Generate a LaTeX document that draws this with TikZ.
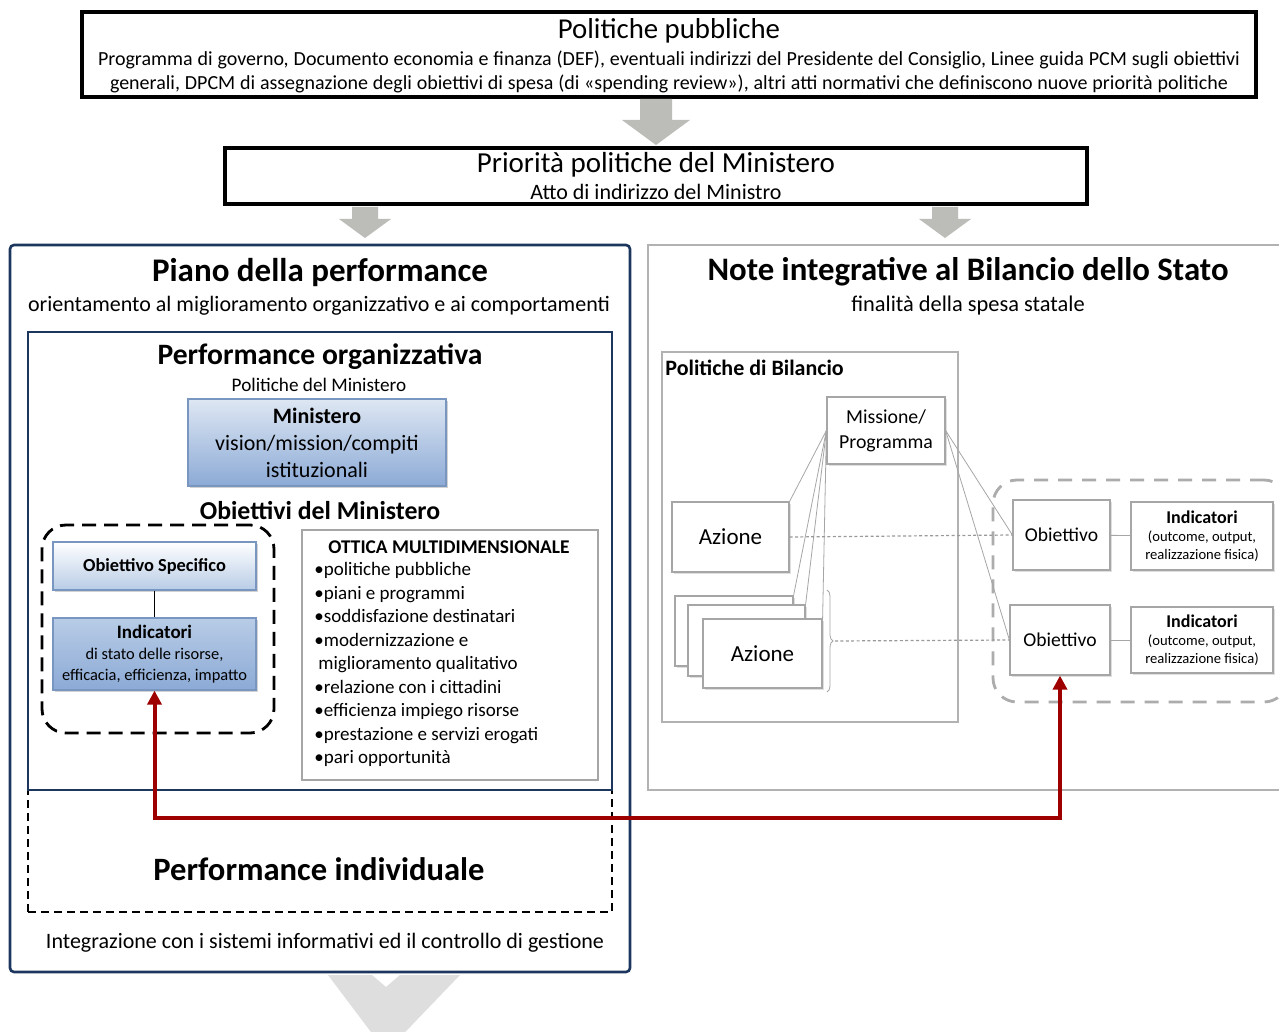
\documentclass[tikz,border=0pt]{standalone}
\usepackage{fontspec}
\setmainfont{Carlito}
\usetikzlibrary{positioning,arrows.meta,decorations.pathreplacing,shadows}

\definecolor{navyline}{RGB}{28,54,94}
\definecolor{arrowgray}{RGB}{188,188,184}
\definecolor{palegray}{RGB}{222,222,222}
\definecolor{darkred}{RGB}{158,0,0}
\definecolor{blueedge}{RGB}{120,150,192}
\definecolor{bluetop}{RGB}{222,231,243}
\definecolor{bluemid}{RGB}{184,204,230}
\definecolor{bluebot}{RGB}{140,170,214}
\newcommand{\fsz}[2]{\fontsize{#1}{#2}\selectfont}

\begin{document}
\begin{tikzpicture}[x=0.5pt, y=-0.5pt,
    frame/.style={draw, inner sep=0pt},
    grayarrow/.style={fill=arrowgray},
    plainbox/.style={draw=gray!70, fill=white, line width=0.6pt, inner sep=1pt, align=center,
        drop shadow={opacity=0.25, shadow xshift=0.8pt, shadow yshift=-0.8pt}},
    bluebox/.style={draw=blueedge, line width=0.6pt, inner sep=1pt, align=center,
        drop shadow={opacity=0.35, shadow xshift=0.8pt, shadow yshift=-0.8pt}},
    thinline/.style={draw=gray!70, line width=0.4pt},
    dotline/.style={draw=gray!80, line width=0.6pt, dash pattern=on 1.5pt off 1.2pt}
  ]
  \fill[white] (0,0) rectangle (1279,1032);
  \useasboundingbox (0,0) rectangle (1279,1032);

  % Politiche pubbliche
  \node[frame, line width=1.6pt, minimum width=587pt, minimum height=42.5pt] (pub) at (669,54.5) {};
  \node[font=\fsz{14.4}{16}] (pubtitle) at (669,31) {Politiche pubbliche};
  \node[font=\fsz{10}{12}] (publine1) at (669,60)
    {\makebox[571pt][s]{Programma di governo, Documento economia e finanza (DEF), eventuali indirizzi del Presidente del Consiglio, Linee guida PCM sugli obiettivi}};
  \node[font=\fsz{10}{12}] (publine2) at (669,84)
    {\makebox[559pt][s]{generali, DPCM di assegnazione degli obiettivi di spesa (di «spending review»), altri atti normativi che definiscono nuove priorità politiche}};

  \fill[grayarrow] (640,99) -- (672,99) -- (672,120) -- (690,120) -- (656,145) -- (622,120) -- (640,120) -- cycle;

  % Priorita politiche
  \node[frame, line width=1.6pt, minimum width=431pt, minimum height=28pt] (pri) at (656,176) {};
  \node[font=\fsz{14.5}{16}] (prititle) at (656,165) {Priorità politiche del Ministero};
  \node[font=\fsz{11}{12}] (prisub) at (656,192) {Atto di indirizzo del Ministro};

  \foreach \ax in {365,945}
    \fill[grayarrow] (\ax-13,207) -- (\ax+13,207) -- (\ax+13,219) -- (\ax+26,219) -- (\ax,238)
      -- (\ax-26,219) -- (\ax-13,219) -- cycle;

  % Piano della performance
  \node[frame, draw=navyline, line width=1.3pt, rounded corners=2pt, minimum width=310pt, minimum height=363.5pt] (piano) at (320,608.5) {};
  \node[font=\fsz{16.5}{18}\bfseries] (pianotitle) at (320,273) {Piano della performance};
  \node[font=\fsz{11}{12}] (pianosub) at (319,306) {orientamento al miglioramento organizzativo e ai comportamenti};

  \node[frame, line width=0.8pt, dash pattern=on 4pt off 2.5pt, minimum width=292pt, minimum height=61pt] (perfind) at (320,851) {};
  \node[font=\fsz{16.3}{18}\bfseries] (perfindtitle) at (319,869) {Performance individuale};
  \node[frame, draw=navyline, line width=1.4pt, minimum width=292pt, minimum height=229pt] (perforg) at (320,561) {};
  \node[font=\fsz{14.8}{17}\bfseries] (perforgtitle) at (320,357) {Performance organizzativa};
  \node[font=\fsz{9.6}{11}] (perforgsub) at (319,385) {Politiche del Ministero};
  \node[font=\fsz{11}{12}] (integr) at (325,943) {Integrazione con i sistemi informativi ed il controllo di gestione};

  \node[bluebox, top color=bluetop, bottom color=bluebot, minimum width=129pt, minimum height=43.5pt,
        font=\fsz{11}{13.5}] (mini) at (317,442.5) {\textbf{Ministero}\\vision/mission/compiti\\istituzionali};
  \node[font=\fsz{12.9}{14}\bfseries] (obmin) at (320,511) {Obiettivi del Ministero};

  \node[frame, line width=1.4pt, dash pattern=on 7pt off 4pt, rounded corners=12pt, minimum width=116pt, minimum height=104pt] (objgrp) at (158,629) {};
  \node[bluebox, top color=white, bottom color=bluemid, minimum width=101.5pt, minimum height=24pt,
        font=\fsz{9.2}{10}\bfseries] (objspec) at (154.5,566) {Obiettivo Specifico};
  \node[bluebox, top color=bluemid, bottom color=bluebot, minimum width=101.5pt, minimum height=36pt,
        font=\fsz{8.2}{10.5}] (ind) at (154.5,654) {{\fsz{9.5}{11}\textbf{Indicatori}}\\di stato delle risorse,\\efficacia, efficienza, impatto};
  \draw (objspec) -- (ind);

  \node[frame, draw=gray!70, line width=0.7pt, minimum width=148pt, minimum height=125pt] (ottica) at (450,655) {};
  \node[font=\fsz{9.7}{11}\bfseries] (otticatitle) at (449,547) {OTTICA MULTIDIMENSIONALE};
  \node[anchor=north west, align=left, inner sep=0pt, font=\fsz{9.5}{11.75}] (otticalist) at (314,562)
    {•politiche pubbliche\\•piani e programmi\\•soddisfazione destinatari\\•modernizzazione e\\
     \hspace{2pt}miglioramento qualitativo\\•relazione con i cittadini\\•efficienza impiego risorse\\
     •prestazione e servizi erogati\\•pari opportunità};

  \fill[palegray] (328,975) -- (372,975) -- (386,987) -- (400,975) -- (460,975) -- (386,1052) -- cycle;

  % Note integrative
  \node[frame, draw=gray!60, line width=1.3pt, minimum width=321pt, minimum height=272.5pt] (note) at (969,517.5) {};
  \node[font=\fsz{16.4}{18}\bfseries] (notetitle) at (968,272) {Note integrative al Bilancio dello Stato};
  \node[font=\fsz{11.2}{12}] (notesub) at (968,306) {finalità della spesa statale};

  \node[frame, draw=gray!60, line width=1.2pt, minimum width=148pt, minimum height=185pt] (polbil) at (810,537) {};
  \node[anchor=north west, inner sep=0pt, font=\fsz{11}{12}\bfseries] (polbiltitle) at (665,360) {Politiche di Bilancio};

  \node[plainbox, minimum width=59pt, minimum height=33.5pt, font=\fsz{9.9}{12.5}] (mis) at (886,430.5) {Missione/\\Programma};
  \node[plainbox, minimum width=58.5pt, minimum height=35pt, font=\fsz{11.5}{12}] (az1) at (730.5,537) {Azione};
  \node[plainbox, minimum width=59pt, minimum height=35pt] (stk1) at (734,631) {};
  \node[plainbox, minimum width=58.5pt, minimum height=35.5pt] (stk2) at (746.5,640.5) {};
  \node[plainbox, minimum width=59.5pt, minimum height=34.5pt, font=\fsz{11.5}{12}] (az2) at (762.5,653.5) {Azione};
  \draw[thinline] (mis.west) -- (az1.north east);
  \draw[thinline] (mis.west) -- (stk1.north east);
  \draw[thinline] (mis.west) -- (stk2.north east);
  \draw[thinline] (mis.west) -- (az2.north east);
  \draw[thinline, decorate, decoration={brace, amplitude=3pt}] (827,590) -- (827,692)
    coordinate[pos=0.5, xshift=4pt] (bracetip);

  \node[frame, draw=gray!65, line width=1.4pt, dash pattern=on 7pt off 5pt, rounded corners=12pt, minimum width=147.5pt, minimum height=111pt] (indgrp) at (1140.5,591) {};
  \node[plainbox, minimum width=48.5pt, minimum height=35pt, font=\fsz{9.8}{11}] (obj1) at (1061.5,535) {Obiettivo};
  \node[plainbox, minimum width=71pt, minimum height=34pt, font=\fsz{7.3}{9}] (ind1) at (1202,536)
    {{\fsz{9}{10.5}\textbf{Indicatori}}\\(outcome, output,\\realizzazione fisica)};
  \node[plainbox, minimum width=50pt, minimum height=35pt, font=\fsz{9.8}{11}] (obj2) at (1060,640) {Obiettivo};
  \node[plainbox, minimum width=71pt, minimum height=33pt, font=\fsz{7.3}{9}] (ind2) at (1202,640)
    {{\fsz{9}{10.5}\textbf{Indicatori}}\\(outcome, output,\\realizzazione fisica)};
  \draw[thinline] (obj1) -- (ind1);
  \draw[thinline] (obj2) -- (ind2);
  \draw[thinline] (mis.east) -- (obj1.west);
  \draw[thinline] (mis.east) -- (obj2.west);
  \draw[dotline] (az1.east) -- (obj1.west);
  \draw[dotline] (bracetip) -- (obj2.west);

  % collegamento
  \coordinate (redturn) at (600,818);
  \draw[darkred, line width=2pt, {Triangle[length=7pt,width=7pt]}-{Triangle[length=7pt,width=7pt]}]
    (ind.south) |- (redturn) -| (obj2.south);
\end{tikzpicture}
\end{document}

§ Work to do: Leave out any pictures, please, and quote only the lines from the top of the data through the line that contains "(640,120) -- cycle;".

§ Task solution:
Generate a LaTeX document that draws this with TikZ.
\documentclass[tikz,border=0pt]{standalone}
\usepackage{fontspec}
\setmainfont{Carlito}
\usetikzlibrary{positioning,arrows.meta,decorations.pathreplacing,shadows}

\definecolor{navyline}{RGB}{28,54,94}
\definecolor{arrowgray}{RGB}{188,188,184}
\definecolor{palegray}{RGB}{222,222,222}
\definecolor{darkred}{RGB}{158,0,0}
\definecolor{blueedge}{RGB}{120,150,192}
\definecolor{bluetop}{RGB}{222,231,243}
\definecolor{bluemid}{RGB}{184,204,230}
\definecolor{bluebot}{RGB}{140,170,214}
\newcommand{\fsz}[2]{\fontsize{#1}{#2}\selectfont}

\begin{document}
\begin{tikzpicture}[x=0.5pt, y=-0.5pt,
    frame/.style={draw, inner sep=0pt},
    grayarrow/.style={fill=arrowgray},
    plainbox/.style={draw=gray!70, fill=white, line width=0.6pt, inner sep=1pt, align=center,
        drop shadow={opacity=0.25, shadow xshift=0.8pt, shadow yshift=-0.8pt}},
    bluebox/.style={draw=blueedge, line width=0.6pt, inner sep=1pt, align=center,
        drop shadow={opacity=0.35, shadow xshift=0.8pt, shadow yshift=-0.8pt}},
    thinline/.style={draw=gray!70, line width=0.4pt},
    dotline/.style={draw=gray!80, line width=0.6pt, dash pattern=on 1.5pt off 1.2pt}
  ]
  \fill[white] (0,0) rectangle (1279,1032);
  \useasboundingbox (0,0) rectangle (1279,1032);

  % Politiche pubbliche
  \node[frame, line width=1.6pt, minimum width=587pt, minimum height=42.5pt] (pub) at (669,54.5) {};
  \node[font=\fsz{14.4}{16}] (pubtitle) at (669,31) {Politiche pubbliche};
  \node[font=\fsz{10}{12}] (publine1) at (669,60)
    {\makebox[571pt][s]{Programma di governo, Documento economia e finanza (DEF), eventuali indirizzi del Presidente del Consiglio, Linee guida PCM sugli obiettivi}};
  \node[font=\fsz{10}{12}] (publine2) at (669,84)
    {\makebox[559pt][s]{generali, DPCM di assegnazione degli obiettivi di spesa (di «spending review»), altri atti normativi che definiscono nuove priorità politiche}};

  \fill[grayarrow] (640,99) -- (672,99) -- (672,120) -- (690,120) -- (656,145) -- (622,120) -- (640,120) -- cycle;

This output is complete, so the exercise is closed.